To test whether an item is in a list or not, we can use in (the opposite is not in) operator, while contains() method is used in Java:

num = [1, 9, 4, 2]
print(1 in num) # True
print(3 in num) # False
print(3 not in num) # True

Set

Python's set assembles Java's HashSet, representing an unordered collection of items without duplication. Note that to create an empty set you have to use set(), not {}.

words = {'hello', 'world', 'hello'}
print(words) 
print(len(words))

The results will show that duplicates have been removed. By the way, the weak-type of Python makes it also possible to put mixing types in a set. Again, it is not recommended.

The key fact is that there is no order defined in a set, which is essentially set used in mathematics. For example, {0, 1, 2} and {1, 0, 2} are equivalent.

a = {0, 1, 2}
b = {1, 0, 2}
print(a == b) # True

In addition, we can also conclude that indexing in a set is meaningless.

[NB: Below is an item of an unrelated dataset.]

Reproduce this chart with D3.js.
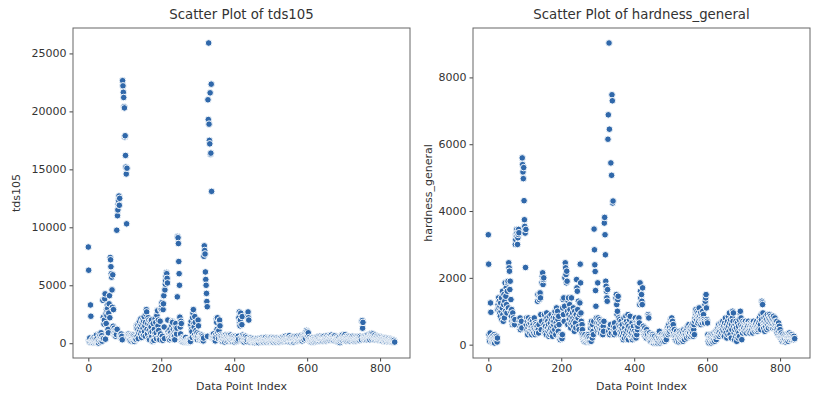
<!DOCTYPE html>
<html>
<head>
<meta charset="utf-8">
<script src="https://cdn.jsdelivr.net/npm/d3@7"></script>
<style>
  body { margin: 0; background: #fff; }
  svg text { font-family: "DejaVu Sans", sans-serif; fill: #333; }
</style>
</head>
<body>
<svg id="chart" width="819" height="396"></svg>
<script>
// values, one per data point index (0..840)
const tds105 = [
  8300, 6300, 250, 120, 450, 80, 3300, 2330, 150, 60,
  300, 180, 90, 420, 40, 200, 520, 110, 350, 60,
  150, 280, 700, 90, 400, 30, 180, 60, 20, 250,
  800, 600, 350, 120, 480, 900, 250, 650, 180, 420,
  3700, 2230, 400, 1650, 2000, 3830, 4260, 350, 2500, 1700,
  2900, 2400, 3300, 3000, 1200, 900, 2600, 3400, 4100, 2200,
  7400, 7200, 6600, 6000, 5700, 4600, 3100, 5900, 1470, 2900,
  800, 1300, 700, 1100, 1000, 600, 900, 750, 9750, 1200,
  11000, 11500, 12000, 12300, 12700, 11900, 12500, 700, 600, 500,
  800, 400, 600, 300, 22650, 22200, 21650, 21200, 20400, 20300,
  17800, 17900, 16200, 15200, 14600, 10300, 15100, 700, 650, 500,
  800, 600, 700, 450, 300, 650, 550, 200, 700, 400,
  600, 500, 250, 700, 350, 600, 150, 450, 500, 300,
  400, 350, 1500, 1300, 600, 1600, 1200, 400, 900, 1700,
  1900, 1100, 1400, 800, 2100, 1600, 500, 1000, 1800, 2000,
  1300, 700, 1900, 2300, 1000, 1500, 600, 1800, 2500, 2900,
  2700, 1200, 800, 1700, 2200, 400, 2000, 1100, 300, 1600,
  1900, 900, 1400, 2000, 600, 1000, 200, 150, 1700, 300,
  250, 1200, 800, 2100, 600, 1800, 900, 400, 2400, 2850,
  2800, 1500, 2000, 1100, 500, 600, 300, 1900, 800, 2900,
  2950, 3300, 3500, 600, 250, 2900, 3400, 4100, 1400, 400,
  4600, 5100, 5400, 5800, 6100, 6000, 5600, 5200, 2000, 1000,
  700, 500, 800, 300, 1200, 600, 900, 400, 650, 1500,
  1900, 1800, 700, 1200, 500, 800, 600, 300, 1000, 1300,
  1700, 1100, 800, 1300, 4000, 9200, 9100, 8600, 7050, 6000,
  5000, 2250, 1400, 800, 1900, 1700, 200, 300, 150, 500,
  400, 250, 100, 350, 200, 150, 300, 500, 100, 200,
  150, 300, 100, 250, 180, 150, 80, 120, 200, 300,
  150, 1600, 1900, 1200, 1000, 500, 2200, 2600, 2900, 1700,
  1400, 700, 2300, 1800, 500, 1100, 600, 400, 900, 300,
  600, 2000, 1500, 800, 500, 300, 400, 700, 600, 500,
  400, 700, 500, 300, 600, 200, 450, 7500, 8400, 8000,
  7700, 6150, 5500, 5000, 4300, 3600, 3150, 600, 21000, 19300,
  25900, 18900, 17500, 17200, 21600, 16300, 16400, 22350, 13100, 500,
  700, 450, 600, 800, 400, 500, 300, 600, 200, 700,
  500, 2100, 1800, 1200, 2200, 900, 600, 400, 1100, 1900,
  2000, 1500, 700, 400, 600, 300, 500, 200, 150, 400,
  300, 600, 450, 250, 100, 500, 700, 350, 200, 600,
  400, 650, 300, 150, 500, 700, 250, 400, 600, 300,
  700, 450, 200, 550, 350, 150, 400, 600, 250, 500,
  300, 100, 450, 600, 200, 350, 500, 150, 400, 250,
  500, 600, 350, 2200, 2700, 1800, 1500, 2000, 2600, 500,
  300, 1600, 2300, 700, 200, 400, 600, 100, 300, 500,
  400, 600, 200, 350, 150, 500, 300, 2500, 2700, 2200,
  2000, 400, 250, 100, 300, 450, 200, 350, 150, 300,
  150, 350, 200, 100, 400, 250, 50, 300, 150, 200,
  350, 100, 250, 400, 150, 300, 200, 50, 350, 250,
  400, 200, 300, 100, 250, 450, 150, 350, 200, 300,
  100, 400, 250, 350, 150, 300, 500, 200, 100, 350,
  250, 450, 150, 300, 400, 200, 100, 350, 250, 150,
  300, 500, 200, 400, 150, 350, 250, 100, 450, 300,
  200, 350, 150, 400, 250, 100, 300, 450, 200, 350,
  150, 300, 400, 250, 100, 350, 200, 450, 300, 150,
  350, 250, 500, 150, 300, 400, 200, 550, 250, 350,
  600, 300, 450, 200, 500, 350, 150, 400, 250, 550,
  300, 650, 200, 450, 350, 100, 500, 250, 400, 150,
  200, 450, 300, 100, 550, 350, 200, 450, 300, 500,
  400, 250, 600, 350, 200, 450, 300, 550, 250, 400,
  350, 500, 250, 650, 300, 450, 200, 550, 350, 700,
  450, 600, 300, 750, 500, 850, 400, 950, 1100, 700,
  1000, 800, 600, 900, 400, 300, 500, 200, 350, 150,
  250, 400, 100, 300, 200, 450, 150, 350, 250, 100,
  300, 200, 450, 150, 350, 250, 500, 200, 400, 300,
  550, 350, 250, 450, 200, 600, 300, 500, 400, 250,
  450, 300, 550, 200, 400, 350, 600, 250, 450, 300,
  350, 500, 200, 450, 300, 650, 400, 250, 550, 350,
  300, 600, 450, 250, 500, 350, 700, 400, 300, 550,
  450, 350, 600, 250, 500, 400, 650, 300, 450, 200,
  350, 550, 250, 450, 150, 400, 300, 100, 500, 250,
  50, 200, 400, 300, 600, 350, 700, 450, 250, 550,
  400, 650, 300, 500, 750, 350, 450, 200, 600, 300,
  500, 350, 250, 600, 400, 300, 550, 200, 450, 350,
  300, 500, 400, 250, 600, 350, 450, 200, 550, 300,
  400, 250, 500, 350, 200, 450, 300, 550, 400, 250,
  350, 500, 300, 450, 250, 600, 400, 350, 500, 300,
  1900, 1950, 1300, 1800, 400, 550, 300, 450, 600, 350,
  500, 400, 650, 300, 550, 450, 700, 350, 500, 600,
  400, 550, 300, 650, 800, 500, 450, 850, 350, 600,
  800, 500, 650, 400, 550, 300, 700, 450, 350, 500,
  600, 400, 550, 300, 450, 350, 500, 250, 400, 300,
  550, 350, 450, 250, 500, 300, 400, 200, 350, 450,
  300, 400, 200, 350, 250, 450, 300, 150, 400, 250,
  350, 200, 300, 250, 400, 150, 300, 200, 350, 250,
  200, 300, 150, 250, 100, 300, 200, 150, 250, 100,
  100
];

const hardnessGeneral = [
  3290, 2410, 300, 150, 100, 350, 1250, 970, 200, 120,
  80, 250, 150, 60, 200, 100, 300, 50, 180, 250,
  150, 200, 120, 250, 80, 200, 1050, 1200, 1400, 1100,
  1300, 950, 1150, 850, 1250, 1000, 1400, 750, 1100, 1600,
  900, 700, 1200, 1500, 800, 1300, 1850, 1000, 1450, 1700,
  1200, 950, 1600, 1850, 1900, 1100, 2450, 2300, 2200, 1650,
  1900, 1000, 1350, 850, 1050, 700, 600, 950, 650, 800,
  700, 650, 600, 750, 3000, 3150, 3300, 3250, 3450, 3350,
  3000, 3200, 3300, 3450, 3350, 700, 500, 800, 450, 650,
  600, 700, 500, 5590, 5390, 5170, 4970, 5300, 4310, 3740,
  3540, 3340, 2310, 3450, 600, 800, 450, 700, 300, 500,
  800, 600, 400, 700, 350, 650, 500, 750, 450, 300,
  550, 700, 400, 600, 350, 500, 800, 450, 300, 650,
  400, 600, 350, 500, 550, 1300, 1500, 450, 350, 600,
  1350, 1500, 1550, 1400, 900, 450, 700, 1850, 2050, 2150,
  1800, 1950, 2000, 600, 900, 400, 350, 550, 750, 300,
  950, 800, 500, 700, 400, 600, 250, 850, 450, 300,
  650, 500, 900, 350, 750, 550, 250, 400, 800, 600,
  700, 950, 450, 1000, 800, 300, 650, 1100, 550, 900,
  1000, 750, 400, 850, 600, 250, 200, 150, 300, 250,
  200, 250, 180, 300, 1100, 1350, 900, 1400, 700, 1150,
  2000, 2450, 2300, 2100, 1850, 2200, 1900, 1000, 600, 1300,
  1400, 900, 750, 1200, 1050, 650, 500, 850, 1400, 700,
  600, 950, 800, 1100, 550, 700, 400, 1000, 850, 650,
  500, 900, 1950, 1700, 1600, 1050, 800, 1300, 550, 450,
  900, 1250, 2410, 1850, 950, 700, 350, 600, 450, 300,
  200, 150, 250, 100, 180, 300, 120, 200, 80, 150,
  250, 150, 100, 200, 300, 120, 250, 80, 180, 100,
  500, 650, 100, 700, 550, 200, 600, 400, 300, 700,
  3460, 2840, 2390, 2190, 1620, 1150, 800, 500, 650, 400,
  1850, 800, 550, 650, 400, 750, 500, 600, 350, 700,
  500, 450, 650, 350, 300, 550, 400, 700, 3640, 3810,
  3290, 2690, 1900, 1750, 1600, 1400, 1300, 1650, 6150, 6880,
  400, 9030, 6450, 300, 500, 600, 5440, 350, 5070, 7480,
  7300, 4240, 4300, 450, 550, 300, 650, 400, 500, 350,
  1400, 1500, 1200, 900, 1000, 1350, 1450, 800, 600, 450,
  750, 550, 400, 300, 700, 500, 350, 600, 250, 450,
  150, 350, 800, 200, 500, 650, 300, 850, 400, 700,
  200, 600, 450, 900, 150, 550, 300, 750, 400, 850,
  250, 500, 350, 200, 650, 150, 450, 300, 550, 200,
  400, 250, 750, 800, 350, 200, 600, 300, 700, 450,
  550, 750, 700, 800, 650, 1200, 1850, 1600, 1400, 1250,
  1500, 1300, 1200, 1700, 400, 550, 350, 450, 300, 500,
  250, 400, 300, 200, 450, 350, 250, 300, 900, 850,
  800, 200, 350, 150, 250, 100, 300, 200, 250, 100,
  300, 250, 150, 50, 200, 100, 250, 80, 150, 50,
  200, 100, 80, 150, 50, 250, 100, 200, 350, 400,
  150, 50, 250, 100, 200, 300, 80, 150, 250, 100,
  200, 300, 150, 250, 100, 350, 200, 300, 150, 400,
  350, 500, 400, 300, 450, 600, 350, 500, 400, 700,
  750, 650, 450, 800, 550, 700, 400, 600, 350, 250,
  450, 200, 300, 150, 350, 250, 400, 100, 300, 200,
  150, 300, 80, 250, 400, 200, 350, 100, 250, 150,
  300, 400, 200, 350, 100, 250, 450, 300, 150, 350,
  400, 250, 300, 500, 200, 450, 350, 550, 300, 250,
  600, 400, 350, 500, 250, 450, 550, 300, 400, 600,
  350, 500, 250, 450, 600, 300, 700, 800, 950, 1050,
  900, 750, 1000, 850, 650, 950, 800, 700, 1100, 900,
  850, 750, 950, 600, 800, 700, 900, 650, 1000, 750,
  900, 750, 700, 650, 1200, 1300, 1400, 1500, 1100, 750,
  700, 650, 300, 100, 200, 50, 150, 250, 100, 300,
  200, 50, 150, 300, 100, 250, 80, 200, 150, 350,
  250, 100, 300, 200, 400, 150, 350, 250, 450, 300,
  500, 350, 600, 250, 450, 400, 550, 300, 650, 500,
  350, 600, 450, 700, 300, 550, 400, 250, 650, 500,
  800, 450, 350, 600, 200, 500, 700, 300, 850, 550,
  400, 950, 650, 300, 750, 500, 200, 600, 450, 800,
  1000, 700, 950, 550, 350, 150, 450, 600, 250, 700,
  500, 100, 300, 650, 400, 200, 550, 350, 750, 250,
  950, 1000, 600, 800, 450, 150, 550, 350, 700, 450,
  500, 650, 400, 600, 550, 700, 450, 350, 600, 500,
  650, 550, 400, 700, 450, 600, 500, 350, 550, 650,
  400, 600, 500, 450, 650, 350, 550, 700, 450, 500,
  600, 400, 550, 650, 450, 500, 700, 550, 400, 600,
  450, 650, 500, 800, 550, 700, 600, 450, 900, 750,
  1300, 1250, 1200, 950, 650, 500, 800, 600, 400, 700,
  550, 850, 650, 750, 450, 900, 600, 700, 500, 800,
  650, 900, 750, 550, 850, 700, 600, 800, 650, 500,
  750, 600, 850, 700, 500, 650, 800, 550, 700, 600,
  450, 700, 350, 600, 500, 300, 650, 400, 550, 250,
  450, 300, 200, 350, 150, 250, 100, 300, 200, 150,
  250, 100, 200, 150, 300, 80, 250, 120, 200, 300,
  150, 250, 100, 300, 200, 350, 150, 250, 300, 200,
  250, 150, 300, 200, 250, 180, 200, 150, 250, 180,
  180
];

const xTicks = [0, 200, 400, 600, 800];
const tdsTicks = [0, 5000, 10000, 15000, 20000, 25000];
const hardnessTicks = [0, 2000, 4000, 6000, 8000];

const svg = d3.select("#chart");
const plotTop = 28, plotBottom = 358;
const pointColor = "#3068aa";

// matplotlib style padding of 5% on each side
function padded(ext) {
  const pad = (ext[1] - ext[0]) * 0.05;
  return [ext[0] - pad, ext[1] + pad];
}

function drawPanel(left, right, values, yTicks, title, yLabel, yLabelX) {
  const g = svg.append("g");

  const x = d3.scaleLinear()
    .domain(padded([0, values.length - 1]))
    .range([left, right]);
  const y = d3.scaleLinear()
    .domain(padded(d3.extent(values)))
    .range([plotBottom, plotTop]);

  g.selectAll("circle")
    .data(values)
    .join("circle")
    .attr("cx", (d, i) => x(i))
    .attr("cy", d => y(d))
    .attr("r", 3.3)
    .attr("fill", pointColor)
    .attr("stroke", "#f4f8fc")
    .attr("stroke-width", 1);

  const xAxis = g.append("g")
    .attr("transform", "translate(0," + plotBottom + ")")
    .call(d3.axisBottom(x).tickValues(xTicks).tickSize(3.5).tickPadding(3));
  const yAxis = g.append("g")
    .attr("transform", "translate(" + left + ",0)")
    .call(d3.axisLeft(y).tickValues(yTicks).tickFormat(d3.format("d")).tickSize(3.5).tickPadding(3));

  [xAxis, yAxis].forEach(a => {
    a.select(".domain").remove();
    a.selectAll("line").attr("stroke", "#444");
    a.selectAll("text").style("font-size", "11px").attr("fill", "#333");
  });

  g.append("rect")
    .attr("x", left)
    .attr("y", plotTop)
    .attr("width", right - left)
    .attr("height", plotBottom - plotTop)
    .attr("fill", "none")
    .attr("stroke", "#666")
    .attr("stroke-width", 1);

  g.append("text")
    .attr("x", (left + right) / 2)
    .attr("y", 19)
    .attr("text-anchor", "middle")
    .style("font-size", "13.3px")
    .text(title);

  g.append("text")
    .attr("x", (left + right) / 2)
    .attr("y", 390)
    .attr("text-anchor", "middle")
    .style("font-size", "11px")
    .text("Data Point Index");

  g.append("text")
    .attr("transform", "translate(" + yLabelX + "," + ((plotTop + plotBottom) / 2) + ") rotate(-90)")
    .attr("text-anchor", "middle")
    .style("font-size", "11px")
    .text(yLabel);
}

drawPanel(73, 410, tds105, tdsTicks, "Scatter Plot of tds105", "tds105", 20);
drawPanel(473, 810, hardnessGeneral, hardnessTicks, "Scatter Plot of hardness_general", "hardness_general", 432);
</script>
</body>
</html>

You are required to know and practice at least those methods:

  • add()
  • clear()
  • discard()
  • pop()
  • remove()
  • union()
  • update()

Like the list, iterations via for, len(), in (not in), and set comprehensions are also supported.

Dictionary

Python's dict assembles Java's HashMap, representing a collection of key-value pairs. Dictionaries can be used to represent a mapping between a key and a value, and we assume that keys are unique. For example:

KeyValue
NameAge
ISBNPrice
CityCountry
CountryGDP

Different from the list, a dict should manage a collection of pairs. Let's consider a shopping cart which maintains pairs of ISBN (key) and amount (value).

cart = {'7801': 3, '9902': 1}

To add another item into this cart:

cart['8809'] = 1

To remove an item by its key:

del cart['7801']

To get the value via a key:

v = cart['9902']
v = cart.get('9902')
v = cart.get('9902', 0)

To some extent, we can imagine a list as a map whose key is implicitly the index. Readers can explore the differences between indexing syntax and get() to obtain a value.

You are required to know and practice at least those methods:

  • clear()
  • get()
  • items()
  • keys()
  • pop()
  • update()
  • values()

We can use in (not in) to test whether a key exists, and len() and dict comprehensions are also supported.

print('0011' in cart) # False
print('9902' in cart) # True

The syntax to iterate a dict is slightly different:

for k, v in cart.items():
    print(k, v)

Collections

The collections module implements specialized container data types providing alternatives to Python’s general purpose built-in containers (i.e., list, tuple, set, and dict). In the following, I will introduce defaultdict which can supply missing values based on dict.

from collections import defaultdict
cart = defaultdict(int)
print(cart['8899'])
cart['3344'] += 3
print(cart['3344'])

Readers can compare its usage with the regular dict.

Type hinting

Python is featured for its dynamic typing and duck typing.

If it walks like a duck and it quacks like a duck, then it must be a duck.

But sometimes for large projects, the code will become more maintainable if the typing is specified, and the typing module make it possible.

def say_hello(name: str) -> str:
    return f'Hello {name}'

This wordy version is more readable by providing the types of the parameter and returned value, and programmers who use static typing languages (e.g., Java) would feel more conformable. The following code is implemented with Java:

public String sayHello(String name) {
    return String.format("Hello %s", name);
}

It is worthy to note that the Python runtime does not enforce function and variable type annotations. So it is still okay to pass a non-str value (e.g., an integer) to say_hello():

hi = say_hello(42)

In contrast, your code won't be complied if you use sayHello(42) in Java.

Since Python is a duck typing language, it will check for the presence of a given method or attribute. For example,

def say_length(name: str) -> str:
    return f'Hello {len(name)}'

In this case, Python will expect that len() can be applied on the parameter. So say_length(42) will throw a TypeError, while the following code works well:

say_length('data')
say_length([1, 9, 4, 9])
say_length({'S', 'W', 'E', 'N'})

Type hinting is very helpful for large projects, but for simplicity, I will not use this feature for most cases throughout this book.


1 Java 16 brought a shorter toList() method.